* Begin MATERIAL SHOWN *

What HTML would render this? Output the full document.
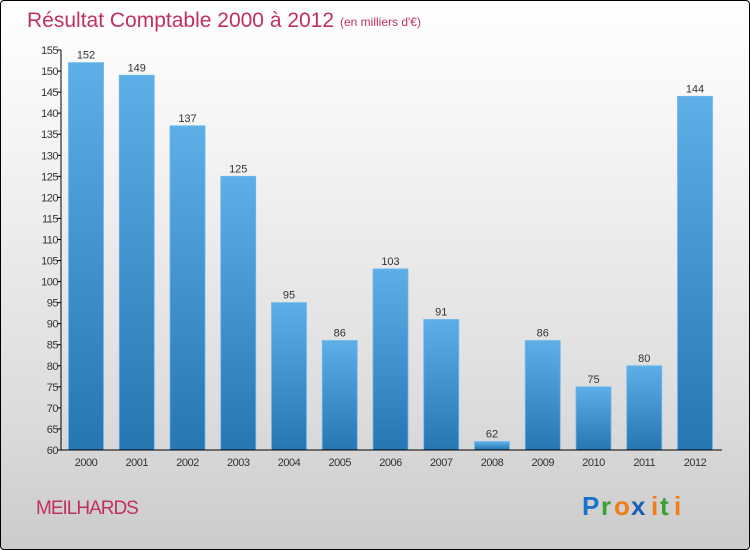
<!DOCTYPE html>
<html><head><meta charset="utf-8"><style>
html,body{margin:0;padding:0;}
body{width:750px;height:550px;overflow:hidden;font-family:"Liberation Sans",sans-serif;}
#wrap{position:absolute;left:0;top:0;width:748px;height:548px;border:1px solid #000;border-radius:4px;background:linear-gradient(#ffffff 0%,#f2f2f2 30%,#dcdcdc 75%,#cbcbcb 100%);}
</style></head><body>
<div id="wrap">
<svg width="750" height="550" style="position:absolute;left:-1px;top:-1px">
<defs>
<linearGradient id="bg" x1="0" y1="0" x2="0" y2="1">
<stop offset="0" stop-color="#5eaee8"/><stop offset="1" stop-color="#2676b2"/>
</linearGradient>
</defs>
<text x="27" y="27" font-size="21" fill="#c0305e">Résultat Comptable 2000 à 2012</text>
<text x="340" y="26" font-size="12" fill="#c0305e">(en milliers d'€)</text>
<g id="plot"></g>
<text x="36" y="514" font-size="19" fill="#c0305e" letter-spacing="-1">MEILHARDS</text>
<g font-size="26" font-weight="bold" font-family="Liberation Sans,sans-serif">
<text x="582" y="515" fill="#1a73c8">P</text><text x="601" y="515" fill="#3aa035">r</text><text x="614" y="515" fill="#f07d1a">o</text><text x="631" y="515" fill="#1a5fb4">x</text><text x="651" y="515" fill="#f07d1a">i</text><text x="660" y="515" fill="#3aa035">t</text><text x="674" y="515" fill="#f07d1a">i</text>
</g>
</svg>
</div>
<script>
const categories=["2000","2001","2002","2003","2004","2005","2006","2007","2008","2009","2010","2011","2012"];
const values=[152,149,137,125,95,86,103,91,62,86,75,80,144];
const yTicks=[60,65,70,75,80,85,90,95,100,105,110,115,120,125,130,135,140,145,150,155];
const NS="http://www.w3.org/2000/svg";
const g=document.getElementById('plot');
const yMin=60,yMax=155,y0=450,y1=50,xL=61,xR=722;
function y(v){return y0-(v-yMin)/(yMax-yMin)*(y0-y1);}
function xc(i){return 86+i*50.75;}
function mk(t,a){const e=document.createElementNS(NS,t);for(const k in a)e.setAttribute(k,a[k]);g.appendChild(e);return e;}
yTicks.forEach(v=>{
 const l=mk('line',{x1:xL-4,x2:xL,y1:y(v),y2:y(v),stroke:'#000'});
 
 
 const t=mk('text',{x:xL-3,y:y(v)+4,'text-anchor':'end','font-size':'11',fill:'#333','letter-spacing':'-0.5'});
 t.textContent=v;
 
 
});
categories.forEach((c,i)=>{
 const top=y(values[i]);
 const r=mk('rect',{x:xc(i)-17.5,y:top,width:35,height:y0-top,fill:'url(#bg)',stroke:'#6bb8ee','stroke-width':'0.8'});
 
 
 const t=mk('text',{x:xc(i),y:top-4,'text-anchor':'middle','font-size':'11',fill:'#333'});
 t.textContent=values[i];
 
 
 const xl=mk('text',{x:xc(i),y:466,'text-anchor':'middle','font-size':'11',fill:'#333','letter-spacing':'-0.5'});
 xl.textContent=c;
 
 
});
const ya=mk('line',{x1:xL,x2:xL,y1:y1,y2:y0,stroke:'#000'});


const xa=mk('line',{x1:xL,x2:xR,y1:y0,y2:y0,stroke:'#000'});


</script>
</body></html>
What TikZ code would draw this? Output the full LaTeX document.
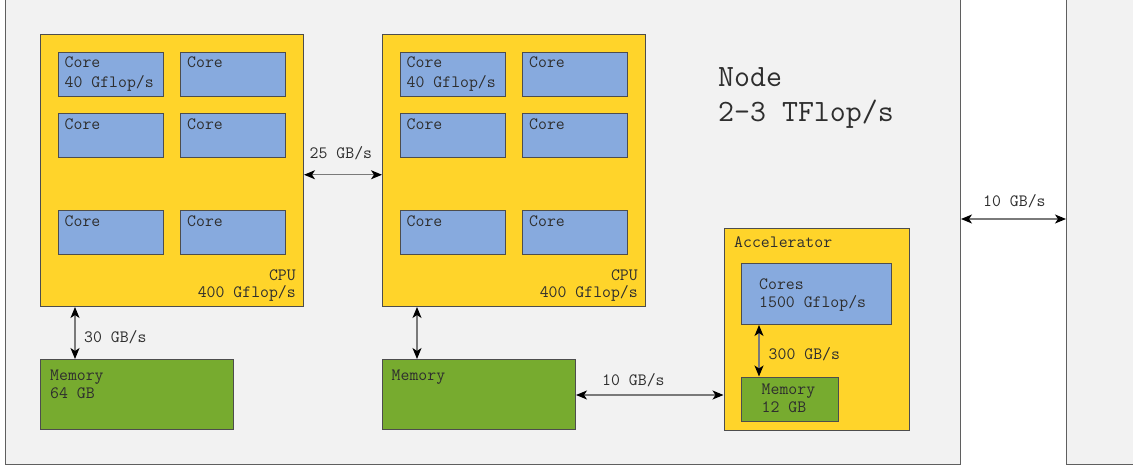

* End MATERIAL SHOWN *

▸ **EXERCISE OBJECTIVE**
Every line should be retyped exactly, with the pictures omitted.

▸ **ANSWER IN FULL**
What HTML would render this? Output the full document.
<!DOCTYPE html>
<html><head><meta charset="utf-8"><style>
html,body{margin:0;padding:0;}
body{width:750px;height:550px;overflow:hidden;font-family:"Liberation Sans",sans-serif;}
#wrap{position:absolute;left:0;top:0;width:748px;height:548px;border:1px solid #000;border-radius:4px;background:linear-gradient(#ffffff 0%,#f2f2f2 30%,#dcdcdc 75%,#cbcbcb 100%);}
</style></head><body>
<div id="wrap">
<svg width="750" height="550" style="position:absolute;left:-1px;top:-1px">
<defs>
<linearGradient id="bg" x1="0" y1="0" x2="0" y2="1">
<stop offset="0" stop-color="#5eaee8"/><stop offset="1" stop-color="#2676b2"/>
</linearGradient>
</defs>
<text x="27" y="27" font-size="21" fill="#c0305e">Résultat Comptable 2000 à 2012</text>
<text x="340" y="26" font-size="12" fill="#c0305e">(en milliers d'€)</text>
<g id="plot"></g>
<text x="36" y="514" font-size="19" fill="#c0305e" letter-spacing="-1">MEILHARDS</text>
<g font-size="26" font-weight="bold" font-family="Liberation Sans,sans-serif">
<text x="582" y="515" fill="#1a73c8">P</text><text x="601" y="515" fill="#3aa035">r</text><text x="614" y="515" fill="#f07d1a">o</text><text x="631" y="515" fill="#1a5fb4">x</text><text x="651" y="515" fill="#f07d1a">i</text><text x="660" y="515" fill="#3aa035">t</text><text x="674" y="515" fill="#f07d1a">i</text>
</g>
</svg>
</div>
<script>
const categories=["2000","2001","2002","2003","2004","2005","2006","2007","2008","2009","2010","2011","2012"];
const values=[152,149,137,125,95,86,103,91,62,86,75,80,144];
const yTicks=[60,65,70,75,80,85,90,95,100,105,110,115,120,125,130,135,140,145,150,155];
const NS="http://www.w3.org/2000/svg";
const g=document.getElementById('plot');
const yMin=60,yMax=155,y0=450,y1=50,xL=61,xR=722;
function y(v){return y0-(v-yMin)/(yMax-yMin)*(y0-y1);}
function xc(i){return 86+i*50.75;}
function mk(t,a){const e=document.createElementNS(NS,t);for(const k in a)e.setAttribute(k,a[k]);g.appendChild(e);return e;}
yTicks.forEach(v=>{
 const l=mk('line',{x1:xL-4,x2:xL,y1:y(v),y2:y(v),stroke:'#000'});
 
 
 const t=mk('text',{x:xL-3,y:y(v)+4,'text-anchor':'end','font-size':'11',fill:'#333','letter-spacing':'-0.5'});
 t.textContent=v;
 
 
});
categories.forEach((c,i)=>{
 const top=y(values[i]);
 const r=mk('rect',{x:xc(i)-17.5,y:top,width:35,height:y0-top,fill:'url(#bg)',stroke:'#6bb8ee','stroke-width':'0.8'});
 
 
 const t=mk('text',{x:xc(i),y:top-4,'text-anchor':'middle','font-size':'11',fill:'#333'});
 t.textContent=values[i];
 
 
 const xl=mk('text',{x:xc(i),y:466,'text-anchor':'middle','font-size':'11',fill:'#333','letter-spacing':'-0.5'});
 xl.textContent=c;
 
 
});
const ya=mk('line',{x1:xL,x2:xL,y1:y1,y2:y0,stroke:'#000'});


const xa=mk('line',{x1:xL,x2:xR,y1:y0,y2:y0,stroke:'#000'});


</script>
</body></html>
What TikZ code would draw this? Output the full LaTeX document.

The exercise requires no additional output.